Five veterans – Dunleavy, Foster, McRoberts, T.J. Ford and Solomon Jones – are in the final seasons of their contracts. On one hand, that can serve as ultimate motivation. On the other, it can foster discontent if they aren't getting the minutes they need to show what they can do. Foster and Ford have been mentioned, and likely will continue to be, in trade rumors. Should Dunleavy re-emerge as an all-around threat, he also will become coveted. O'Brien also is entering the final year of his contract.
What does the future hold for Rush and Stephenson?

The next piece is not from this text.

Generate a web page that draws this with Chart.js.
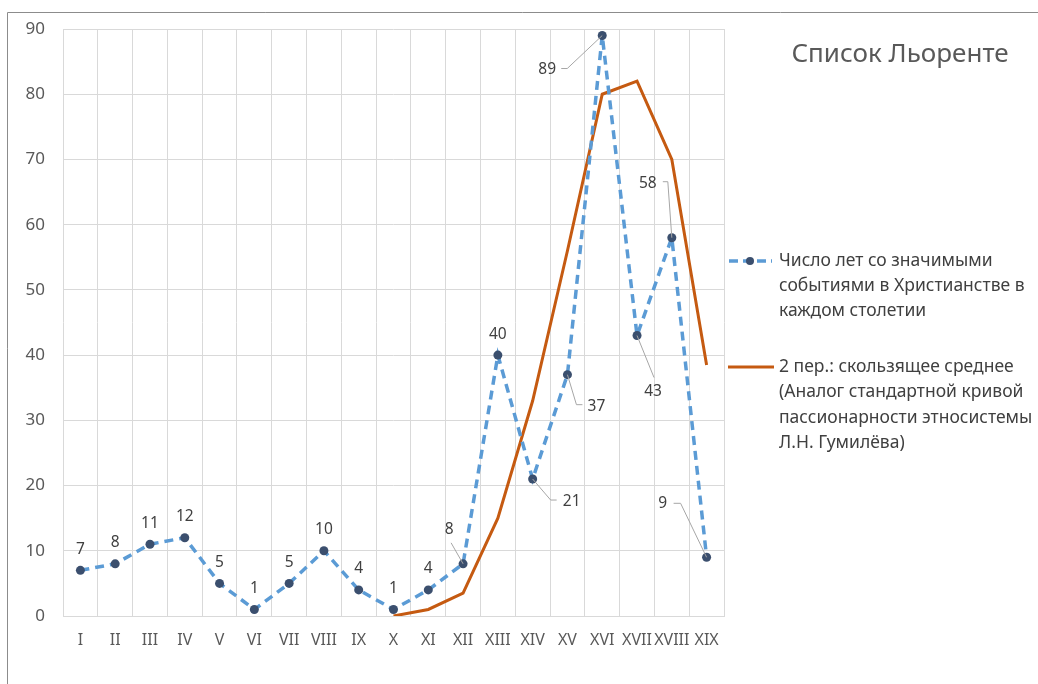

There's no clear answer yet. The Pacers' patience with Rush was thin before his five-game suspension for violating the league's substance abuse policy for a third time. He's entering the final year of his rookie contract with the team holding the option for next season so Rush has much to prove. Stephenson's offseason arrest re-opened old discussions about his maturity and he must answer them all over again if his career is to get off the ground.
What's the top priority – winning now or developing the young talent?
The future of this team, indeed this franchise, lies in its gifted young core – Collison, Hibbert, Hansbrough, George and Co. They are the focus of the big picture but balancing their development against the desire to do whatever is necessary to win one game at a time will be O'Brien's most important challenge.